Pakistan : un «Bus-Tribunal» pour rendre la justice devant les talibans
Dans un long bus vert serti d'un croissant de lune nacré, le juge Fazal Wadood se tient face aux plaignants qui se succèdent devant sa cour itinérante. Pour son tout 1er déplacement, le tribunal-mobile s'est installé sur un parking de Hayatabad, un faubourg de Peshawar, une région instable accolée à l'Afghanistan et secouée depuis des années par la violente rebellion islamiste des talibans.Le long de l'autocar reconverti en mini-parloir de justice, protégé par des policiers armés, des dizaines de personnes patientent sous un auvent, face à un écran de télévision chargé d'annoncer leur ordre de passage.
Les affaires se succèdent, y compris le cas de 3 afghans menottés qui reconnaissent vivre illégalement au Pakistan. La sentence tombe : une semaine de prison puis l'expulsion.
Le juge Waddo a traité une trentaine de cas le 27 août 2013 dans cette salle d'audience bondée que la chaleur de l'été et l'absence de climatisation a transformé en sauna. Tout le contraire des tribunaux pakistanais classiques où de simples affaires de propriété ou de succession peuvent prendre des années à être résolues. Dans les zones reculées, les habitants des villages doivent parcourir des kilomètres pour se rendre dans les tribunaux en ville. Et il suffit qu'une des deux parties ne soit pas présente pour que l'affaire soit reportée.

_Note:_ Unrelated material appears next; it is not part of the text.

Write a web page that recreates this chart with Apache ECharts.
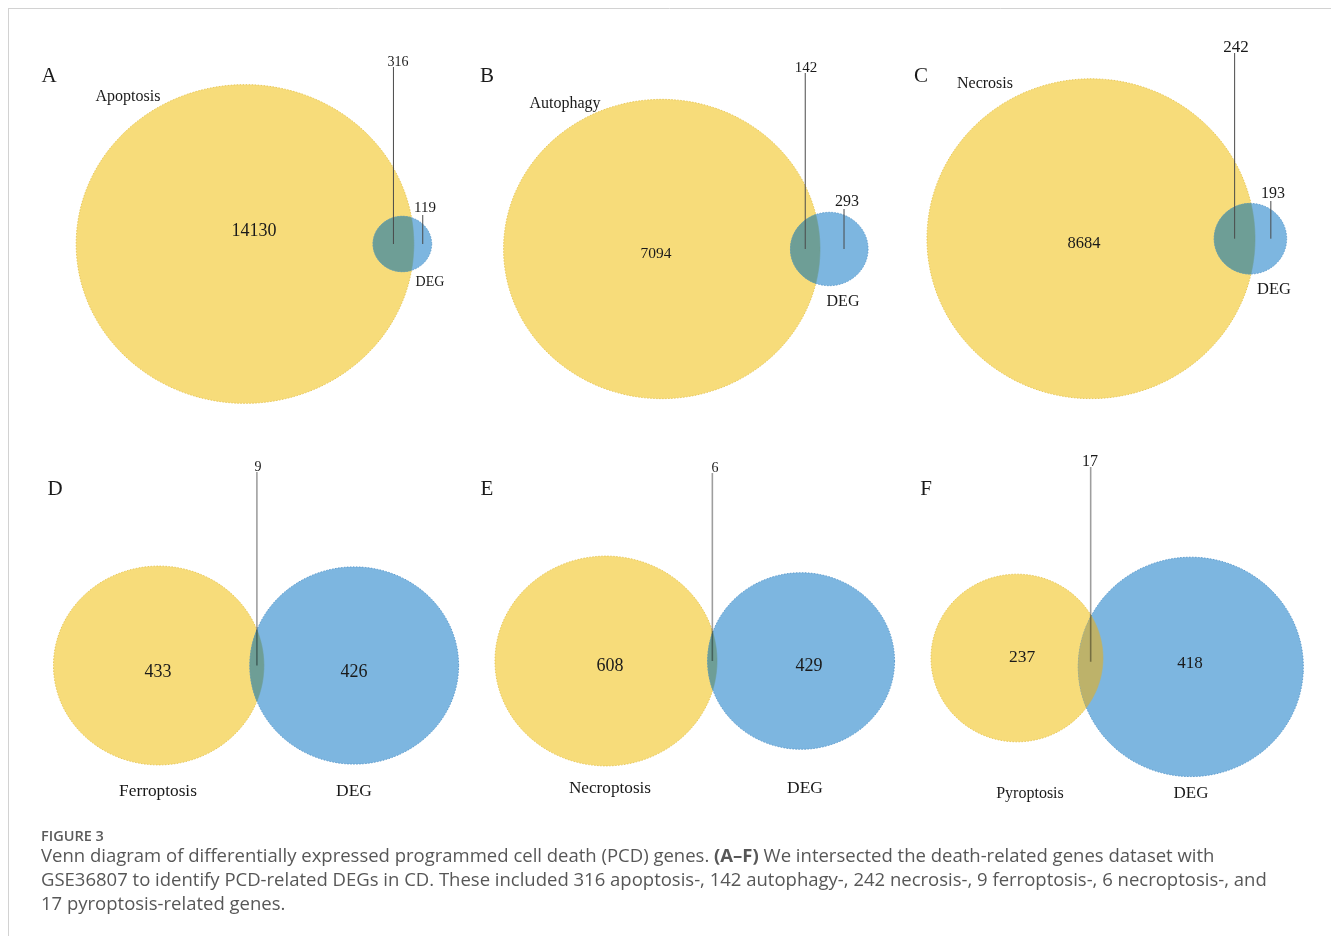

Les talibans se sont engouffrés dans la brêche, prospérant dans le nord-ouest, sur le terreau de la pauvreté et de la faiblesse de l'Etat, jusqu'à prendre brièvement le pouvoir dans un de ses recoins montagneux, la vallée de Swat. A Swat, comme en Afghanistan, les talibans ont rallié certaines populations en leur apportant une justice expéditive.
D'où l'idée, pour leur couper l'herbe sous le pied, de lancer un tribunal mobile chargé d'aller régler les conflits dans le village en misant sur la médiation plutôt que sur des procédures formelles et fastidieuses. Le projet de 15 millions de dollars, dont 98 000 pour le seul bus, a été initié par la Haute Cour du Khyber Pakhtunkhwa (la province du nord-ouest) et soutenu par le Programme des Nations-unies pour le développement (PNUD). «Renforcer le système judiciaire est l'une des principales manières de contrer l'influence des acteurs non étatiques dans la région», explique Marc-André Franche, chef du PNUD au Pakistan.
Les autorités ont formé 8 juges et 18 avocats, appelés «médiateurs» ou «amis de la cour» pour régler rapidement de gré à gré des différends qui engorgent les tribunaux et empoisonnent la vie des gens. Le tribunal mobile s'occupe d'affaires courantes, y compris de petite criminalité, mais ne touche pas aux affaires sensibles comme le meurtre, l'adultère ou le blasphème.
Plusieurs incertitudes se dressent toutefois face au 1er tribunal mobile, notamment la présence dans la région des «jirgas», des assemblées traditionnelles d'anciens ou de sages qui rendent des décisions rapides mais parfois jugées arbitraires, et qui risquent de voir d'un mauvais oeil l'arrivée de ces «nouveaux médiateurs».
«Nous ne voulons pas concurrencer les jirgas, nous voulons putôt leur faire une place à bord», tempère Hayat Ali Shah, directeur de l'Ecole de magistrature de Peshawar.
Autre inquiétude : la sécurité. Les autorités se posent d'ailleurs la question de savoir si elles devoileront à l'avance le calendrier des déplacements de l'autobus pour minimiser les risques.